Sunday, November 11, 2007

Armistice Day

When I was in the 7th grade we had a BIG American History final exam. On that exam there were some 150 - 200 dates and events that we had to know. I remember my dad helping me the day and night before the exam. He would ask me a date and I was suppose to give him the event... my answer was, I don't know, so he would tell me and then I would have to repeat the date and event three times and on to the next one, same thing over again, I didn't know, repeat, then back to the previous date/event.. this went on and on for hours... until finally I didn't even know my own name. No wonder he was so good at getting confessions from prisoners, I would have admitted my name was Mudd [you know Dr. Mudd accused of helping John Wilkes Booth] to get him to leave me alone. At that point I didn't care if I passed or failed.
The next day I took the exam. We did not have multiple answers to choose from. We had essay questions, fill in the blanks, mix and match, and true and false. How did I do on that exam...You may ask !.. I missed ONE, just one question... and to this day it is about the only answer that I remember... November 11, 11AM, 1918.. Armistice Day.
It commemorates the armistice signed between the Allies and Germany at Compiegne, France for the cessation of hostilities on the Western Front, which took effect at 11 o'clock in the morning --- "eleventh hour of the eleventh day of the eleventh month" 1918. For years on that date at 11AM, people stopped what they were doing and had 2 minutes of prayer.
Then in June 1968 President Ike came along and changed it's name to Veterans Day. It just doesn't have the same meaning for me as Armistice Day.
Then on this day in 1970, my mother died. Thirty-seven years ago. She was a relative young woman of just turned 60.

1 comment:

Jiner said...

I remember the 1930s parades in little Ambridge, Pa., and how the People clapped and cheered and yelled when the WW-I Veterans' section paraded by, flag at the front.

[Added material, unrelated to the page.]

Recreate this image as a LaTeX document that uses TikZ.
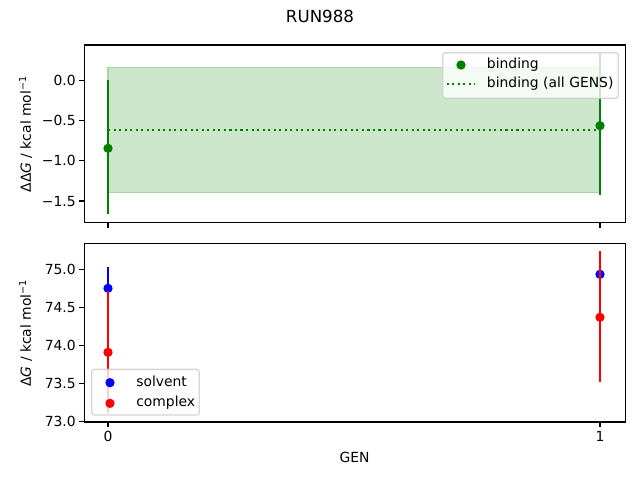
\documentclass[tikz,border=0pt]{standalone}
\usepackage{fontspec}
\setmainfont{DejaVu Sans}
\definecolor{mgreen}{RGB}{0,128,0}
\definecolor{mblue}{RGB}{0,0,255}
\definecolor{mred}{RGB}{255,0,0}
\definecolor{fillg}{RGB}{204,230,204}
\definecolor{edgeg}{RGB}{170,212,170}
\definecolor{lgray}{RGB}{204,204,204}
\begin{document}
\begin{tikzpicture}[x=0.75pt,y=-0.75pt,
  tickmark/.style={line width=0.83pt},
  axframe/.style={line width=0.83pt, draw=black},
  lbl/.style={font=\fontsize{10.42pt}{12pt}\selectfont, inner sep=0pt},
  ebar/.style={line width=1.56pt},
  dot/.style={radius=3.5pt},
  legbox/.style={rounded corners=2.1pt, fill=white, fill opacity=0.8, draw=lgray, draw opacity=0.8, line width=1.04pt},
  dotline/.style={line width=1.56pt, dash pattern=on 1.56pt off 2.58pt}]
\useasboundingbox (0,0) rectangle (640,480);

% ---------- title
\node[lbl, font=\fontsize{12.5pt}{14pt}\selectfont, anchor=base] (title) at (320,22.7) {RUN988};

% ---------- top axes
\begin{scope}
\clip (84.3,45) rectangle (625.3,222.7);
\fill[fillg] (108,67.3) rectangle (600,192.7);
\draw[edgeg, line width=1.04pt] (108,67.3) rectangle (600,192.7);
\draw[mgreen, dotline] (108,130) -- (600,130);
\draw[mgreen, ebar] (108,80.3) -- (108,214.3);
\draw[mgreen, ebar] (600,53) -- (600,195);
\fill[mgreen] (108,148.3) circle[dot];
\fill[mgreen] (600,125.7) circle[dot];
\end{scope}
% legend top
\draw[legbox] (442.7,52.7) rectangle (618.3,98.3);
\fill[mgreen] (461,65) circle[dot];
\draw[mgreen, dotline] (446.7,84) -- (475,84);
\node[lbl, anchor=base west] (lbind) at (486.7,68.5) {binding};
\node[lbl, anchor=base west] (lbindall) at (486.7,87.5) {binding (all GENS)};
% frame and ticks
\draw[axframe] (84.3,45) rectangle (625.3,222.7);
\foreach \yy/\tt [count=\i] in {80.3/0.0, 120.5/−0.5, 160.8/−1.0, 201.0/−1.5}{
  \draw[tickmark] (84.3,\yy) -- ++(-4.86,0);
  \node[lbl, anchor=base east] (ty\i) at (76,\yy+5.1) {\tt};
}
\draw[tickmark] (108,222.7) -- ++(0,4.86);
\draw[tickmark] (600,222.7) -- ++(0,4.86);
\node[lbl, rotate=90, anchor=base] (ylabtop) at (31,134) {ΔΔ\textit{G} / kcal mol\textsuperscript{−1}};

% ---------- bottom axes
\begin{scope}
\clip (84.3,243.3) rectangle (625.3,422);
\draw[mblue, ebar] (108,266.7) -- (108,309.6);
\fill[mblue] (108,288.3) circle[dot];
\draw[mblue, ebar] (600,253) -- (600,295.6);
\fill[mblue] (600,274.3) circle[dot];
\draw[mred, ebar] (108,291) -- (108,413.3);
\fill[mred] (108,352.3) circle[dot];
\draw[mred, ebar] (600,251) -- (600,381.7);
\fill[mred] (600,317.3) circle[dot];
\end{scope}
% legend bottom
\draw[legbox] (91.7,369.3) rectangle (199.3,415);
\fill[mblue] (110,382.7) circle[dot];
\fill[mred] (110,403.3) circle[dot];
\node[lbl, anchor=base west] (lsolv) at (136,386.2) {solvent};
\node[lbl, anchor=base west] (lcomp) at (136,406.8) {complex};
% frame and ticks
\draw[axframe] (84.3,243.3) rectangle (625.3,422);
\foreach \yy/\tt [count=\i] in {269.3/75.0, 307.4/74.5, 345.5/74.0, 383.6/73.5, 421.7/73.0}{
  \draw[tickmark] (84.3,\yy) -- ++(-4.86,0);
  \node[lbl, anchor=base east] (by\i) at (76,\yy+5.1) {\tt};
}
\draw[tickmark] (108,422) -- ++(0,4.86);
\draw[tickmark] (600,422) -- ++(0,4.86);
\node[lbl, anchor=base] (tx0) at (108,441.7) {0};
\node[lbl, anchor=base] (tx1) at (600,441.7) {1};
\node[lbl, anchor=base] (xlab) at (354.6,462.3) {GEN};
\node[lbl, rotate=90, anchor=base] (ylabbot) at (31,333) {Δ\textit{G} / kcal mol\textsuperscript{−1}};
\end{tikzpicture}
\end{document}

I remember two of the vets. One was a town drunk everyone cut slack for, but who scared us kids when he approached us.

Later on, in Lexington, Ky., I met another WW-I Vet. This one had been gassed in battle, causing him to talk with a slight slur and as though something was caught and swollen in his throat.

So 11/11 is Armistice Day for me, too, and a day to remember those damaged Veterans.

"Veterans Day?" To honor "all" veterans is to "honor" no veterans.